Dipping into middle England’s pockets: the St James’s Place business model
Lots to read in St James’s Place 2008 Annual Statement of interest to No Monkey Business followers. Over 80,000 wealth management clients have voted for SJP with their cheque books, with an average portfolio value of £182,000. Only 14% have assets over £1m so this is not the high net worth marketplace. In middle-income middle England, costs really do count. As SJP themselves say, we are under-providing and over-reliant on property investments (instead of financial-asset holdings) for our retirement. But attaching high front-end and continuous charges to both the stock of financial assets and new assets (which the firm is still very efficient at acquiring) pushes clients away from their goal. SJP is a phenomenal success story but a bitter sweet one.
In their press release, SJP say they aim at a retention rate of 1% of assets after meeting costs. Wow! That, just so you are sure, is after expenses, not gross. By far the largest cost borne by SJP’s ‘policy margin’ is the remuneration of their direct sales staff, whom they call ‘Partners’. Other costs reflect the fact that they essentially out-source all the manufacturing process so the business model is not directly comparable with other investment houses or even most real insurance companies. They refer to themselves as a ‘dedicated distributor with manufacturing margins’ which accurately expresses the importance of controlling the products (rather than manufacturing them) so as to capture the retail/manufacturing mark-up, and reflects the importance of the SJP ‘adviser’ network in pushing these products to clients. They do both these things brilliantly.
But customers need to ask themselves whether they are well-served by a sales machine that purports to be advice-driven even if it is not independent.

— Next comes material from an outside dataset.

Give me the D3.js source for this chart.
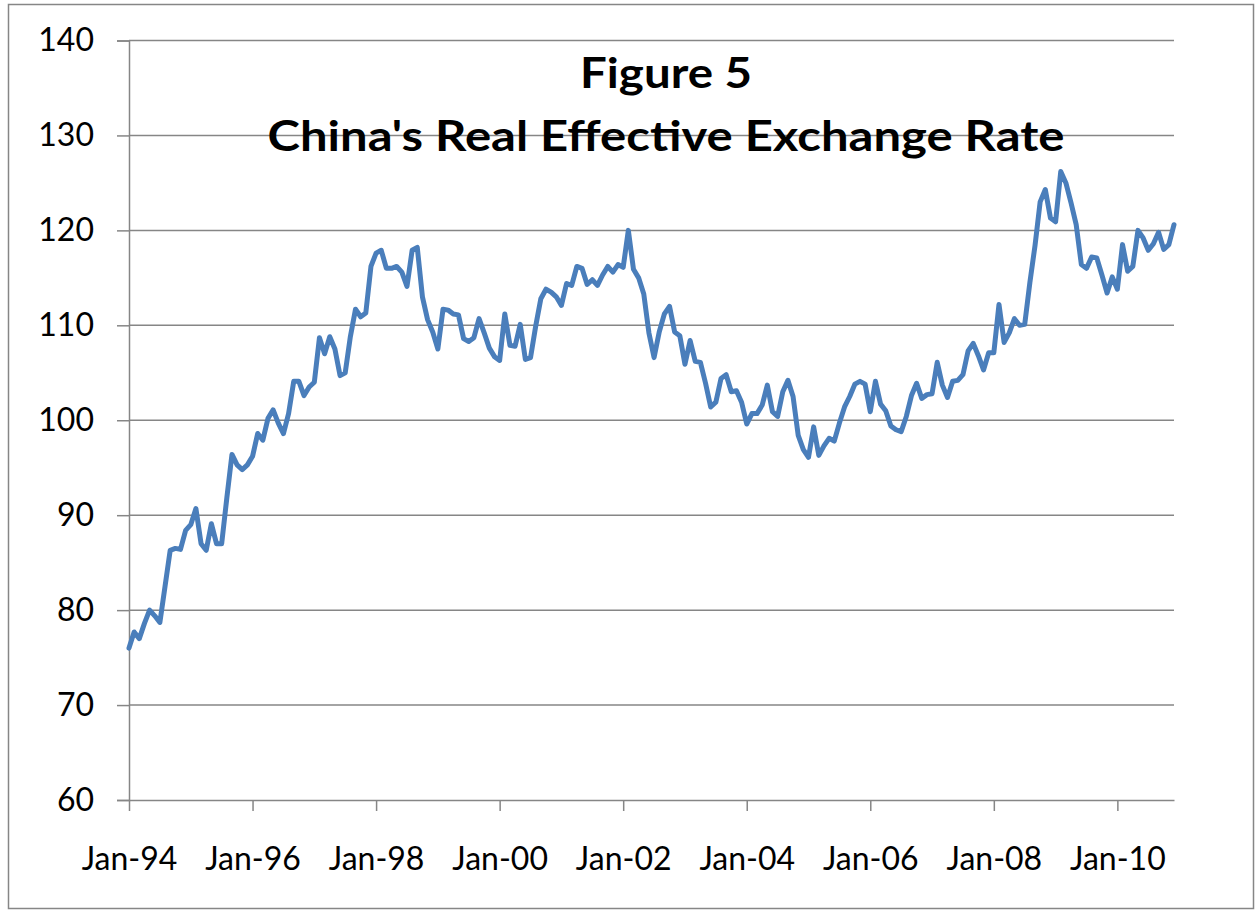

Excluding wrapper charges, which SJP is also pretty good at, the underlying third-party investments carry Total Expense Ratios ranging from 1.44% to 2.32%. At the bottom end, by the way, is their UK tracker! Though SJP claim they introduced it because some clients wanted it, it accounts for barely 2% of asset holdings. You could say clients are acting rationally by ignoring it if you can buy one elsewhere for a quarter of that but more likely is that SJP advisers do not push it and are encouraged not to.
Years ago it was assumed that the high cost of investment products was the lesser of two evils, compared with people’s reluctance to save until their arms were twisted by effective salesmen. Now that there is competition from lower-cost channels, this does not wash any more. But it will continue until customers are more discerning about costs and about the agenda conflicts that typically go with high costs.
SJP are confident that they can tap into the new class of redundant City worker to fuel growth in ‘Partner’ numbers, believing that these are well-connected people. I hope their contacts make a different connection altogether.